Este gran estadista nunca se propuso desmontar el sistema soviético; tampoco, impulsar la liberación de sus satélites o “repúblicas”. Sin embargo, las fuerzas renovadoras que se desataron a partir de sus políticas de perestroika (reforma) y glásnost (apertura y transparencia) muy pronto se volvieron incontrolables. Y cuando llegó el momento de decidir entre intervención armada brutal para frenar el ímpetu o respeto de la emancipación, imperó esto último, con excepción de la sangrienta, aunque breve e ineficaz, represión en Lituania y Georgia.
Gorbachov, además, impulsó un acuerdo con Estados Unidos que, por primera vez, eliminó una categoría de armas nucleares; ordenó el retiro de las tropas soviéticas de Afganistán; liberó al científico disidente Andréi Sájarov, quien de inmediato se convirtió en una conciencia viviente de libertad; levantó restricciones a los medios de comunicación; y expuso con lujo de detalles y abrió al escrutinio público el desastre nuclear en Chernóbil, que sus predecesores habían tratado de ocultar.
La merecida concesión del Premio Nobel de la Paz, en 1990, fortaleció aún más su imagen internacional, en momentos difíciles para su liderazgo interno. Muy pronto fue desplazado del poder. Boris Yeltsin se convirtió en presidente y abrió el camino a una corrupción rampante que frenó las reformas económicas o las distorsionó en su beneficio. Y, en el 2000, comenzó la “era Putin”, durante la cual se han reducido sistemáticamente los espacios de libertad, y los servicios de seguridad, nunca reformados del todo, han adquirido preponderancia.

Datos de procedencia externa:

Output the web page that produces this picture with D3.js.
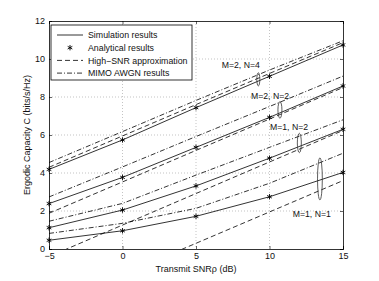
<!DOCTYPE html>
<html>
<head>
<meta charset="utf-8">
<script src="https://cdn.jsdelivr.net/npm/d3@7"></script>
<style>
  body { margin: 0; background: #fff; }
  svg { display: block; font-family: "Liberation Sans", Arial, sans-serif; }
</style>
</head>
<body>
<div id="container"></div>
<script>
/* CONSTANTS AND GLOBALS */
const width = 379,
  height = 281,
  margin = { top: 21, bottom: 32, left: 49, right: 36 };

/* DATA */
const snr = [-5, 0, 5, 10, 15];
const yTicks = [0, 2, 4, 6, 8, 10, 12];
const xTicks = [-5, 0, 5, 10, 15];

// simulation / analytical (same points)
const simM2N4 = [4.19, 5.74, 7.44, 9.09, 10.74];
const simM2N2 = [2.39, 3.77, 5.35, 6.93, 8.58];
const simM1N2 = [1.12, 2.05, 3.32, 4.78, 6.30];
const simM1N1 = [0.46, 0.96, 1.72, 2.75, 4.03];

// high-SNR approximation
const hiM2N4 = [4.30, 5.95, 7.60, 9.24, 10.86];
const hiM2N2 = [1.88, 3.53, 5.19, 6.84, 8.50];
const hiM1N2 = [-0.40, 1.26, 2.92, 4.58, 6.24];
const hiM1N1 = [-3.00, -1.35, 0.30, 1.95, 3.60];

// MIMO AWGN
const awM2N4 = [4.55, 6.18, 7.82, 9.42, 10.96];
const awM2N2 = [2.74, 4.32, 5.92, 7.50, 9.10];
const awM1N2 = [1.46, 2.40, 3.89, 5.35, 6.80];
const awM1N1 = [0.82, 1.35, 2.14, 3.46, 5.04];

const legendLabels = ["Simulation results", "Analytical results", "High\u2212SNR approximation", "MIMO AWGN results"];

// annotation: label position and ellipse position (data units)
const notes = [
  { text: "M=2, N=4", tx: 6.75, ty: 9.53, ex: 9.24, ey: 8.93, ry: 6.6, rx: 1.5 },
  { text: "M=2, N=2", tx: 8.74, ty: 7.9, ex: 10.71, ey: 7.32, ry: 8.3, rx: 2 },
  { text: "M=1, N=2", tx: 10.03, ty: 6.26, ex: 12.03, ey: 5.58, ry: 9.7, rx: 2 },
  { text: "M=1, N=1", tx: 11.58, ty: 1.66, ex: 13.43, ey: 3.69, ry: 21, rx: 2.4 }
];

/* SCALES */
const xScale = d3.scaleLinear()
  .domain([-5, 15])
  .range([margin.left, width - margin.right]);

const yScale = d3.scaleLinear()
  .domain([0, 12])
  .range([height - margin.bottom, margin.top]);

/* SVG */
const svg = d3.select("#container")
  .append("svg")
  .attr("width", width)
  .attr("height", height);

svg.append("defs").append("clipPath").attr("id", "clip")
  .append("rect")
  .attr("x", margin.left).attr("y", margin.top)
  .attr("width", width - margin.left - margin.right)
  .attr("height", height - margin.top - margin.bottom);

// grid
svg.append("g")
  .selectAll("line")
  .data(xTicks.slice(1, -1))
  .join("line")
  .attr("x1", d => xScale(d)).attr("x2", d => xScale(d))
  .attr("y1", yScale(12)).attr("y2", yScale(0))
  .attr("stroke", "#aaa").attr("stroke-width", 0.7)
  .attr("stroke-dasharray", "1,2");

svg.append("g")
  .selectAll("line")
  .data(yTicks.slice(1, -1))
  .join("line")
  .attr("x1", xScale(-5)).attr("x2", xScale(15))
  .attr("y1", d => yScale(d)).attr("y2", d => yScale(d))
  .attr("stroke", "#aaa").attr("stroke-width", 0.7)
  .attr("stroke-dasharray", "1,2");

// axes (ticks inward, all four sides)
const xAxis = d3.axisBottom(xScale).tickValues(xTicks).tickSize(-3).tickPadding(4);
const yAxis = d3.axisLeft(yScale).tickValues(yTicks).tickSize(-3).tickPadding(4);

svg.append("g")
  .attr("transform", `translate(0,${yScale(0)})`)
  .call(xAxis);
svg.append("g")
  .attr("transform", `translate(${xScale(-5)},0)`)
  .call(yAxis);
svg.append("g")
  .attr("transform", `translate(0,${yScale(12)})`)
  .call(d3.axisTop(xScale).tickValues(xTicks).tickSize(-3).tickFormat(""));
svg.append("g")
  .attr("transform", `translate(${xScale(15)},0)`)
  .call(d3.axisRight(yScale).tickValues(yTicks).tickSize(-3).tickFormat(""));

svg.selectAll(".domain").attr("stroke", "#000").attr("stroke-width", 0.8);
svg.selectAll(".tick line").attr("stroke", "#000").attr("stroke-width", 0.6);
svg.selectAll(".tick text")
  .attr("font-size", 9)
  .attr("font-family", "Liberation Sans, Arial, sans-serif")
  .attr("fill", "#111");

// axis labels
svg.append("text")
  .attr("x", xScale(5))
  .attr("y", 271.5)
  .attr("text-anchor", "middle")
  .attr("font-size", 9)
  .attr("fill", "#111")
  .text("Transmit SNR\u03c1 (dB)");

svg.append("text")
  .attr("transform", `translate(30,${yScale(6)}) rotate(-90)`)
  .attr("text-anchor", "middle")
  .attr("font-size", 9)
  .attr("fill", "#111")
  .text("Ergodic Capacity C (bits/s/Hz)");

/* LINES */
const line = d3.line()
  .x((d, i) => xScale(snr[i]))
  .y(d => yScale(d));

const plot = svg.append("g").attr("clip-path", "url(#clip)");

const styles = [
  { sets: [awM2N4, awM2N2, awM1N2, awM1N1], dash: "5,2,1,2" },
  { sets: [hiM2N4, hiM2N2, hiM1N2, hiM1N1], dash: "5,3" },
  { sets: [simM2N4, simM2N2, simM1N2, simM1N1], dash: null }
];

styles.forEach(s => {
  plot.selectAll(null)
    .data(s.sets)
    .join("path")
    .attr("d", line)
    .attr("fill", "none")
    .attr("stroke", "#000")
    .attr("stroke-width", 0.8)
    .attr("stroke-dasharray", s.dash);
});

// analytical stars
const star = d3.symbol().type(d3.symbolAsterisk).size(20);
const starPts = [simM2N4, simM2N2, simM1N2, simM1N1]
  .flatMap(arr => arr.map((v, i) => ({ x: snr[i], y: v })));

svg.append("g")
  .selectAll("path")
  .data(starPts)
  .join("path")
  .attr("d", star)
  .attr("transform", d => `translate(${xScale(d.x)},${yScale(d.y)})`)
  .attr("fill", "none")
  .attr("stroke", "#000")
  .attr("stroke-width", 0.9);

/* ANNOTATIONS */
svg.append("g")
  .selectAll("text")
  .data(notes)
  .join("text")
  .attr("x", d => xScale(d.tx))
  .attr("y", d => yScale(d.ty))
  .attr("font-size", 8.7)
  .attr("fill", "#111")
  .text(d => d.text);

svg.append("g")
  .selectAll("ellipse")
  .data(notes)
  .join("ellipse")
  .attr("cx", d => xScale(d.ex))
  .attr("cy", d => yScale(d.ey))
  .attr("rx", d => d.rx)
  .attr("ry", d => d.ry)
  .attr("fill", "none")
  .attr("stroke", "#333")
  .attr("stroke-width", 0.8);

/* LEGEND */
const lg = svg.append("g");
lg.append("rect")
  .attr("x", 51).attr("y", 25)
  .attr("width", 141).attr("height", 55)
  .attr("fill", "#fff")
  .attr("stroke", "#000")
  .attr("stroke-width", 0.8);

const rows = lg.selectAll("g")
  .data(legendLabels)
  .join("g")
  .attr("transform", (d, i) => `translate(0,${35 + i * 12.7})`);

rows.filter((d, i) => i !== 1)
  .append("line")
  .attr("x1", 57).attr("x2", 83)
  .attr("stroke", "#000")
  .attr("stroke-width", 0.8)
  .attr("stroke-dasharray", (d, i) => [null, "5,3", "5,2,1,2"][i]);

rows.filter((d, i) => i === 1)
  .append("path")
  .attr("d", star)
  .attr("transform", "translate(70,0)")
  .attr("fill", "none")
  .attr("stroke", "#000")
  .attr("stroke-width", 0.9);

rows.append("text")
  .attr("x", 88)
  .attr("y", 3.2)
  .attr("font-size", 8.8)
  .attr("fill", "#111")
  .text(d => d);
</script>
</body>
</html>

El contraste entre lo que representó Gorbachov y lo que ha impuesto Putin quedó de manifiesto en su decisión de no brindarle un funeral de Estado ni asistir a su sepelio. Se trata de un ofensivo ejemplo de pequeñez moral e histórica que, sin embargo, resalta el imponente legado de un gran estadista al que tanto deben tantos millones de personas.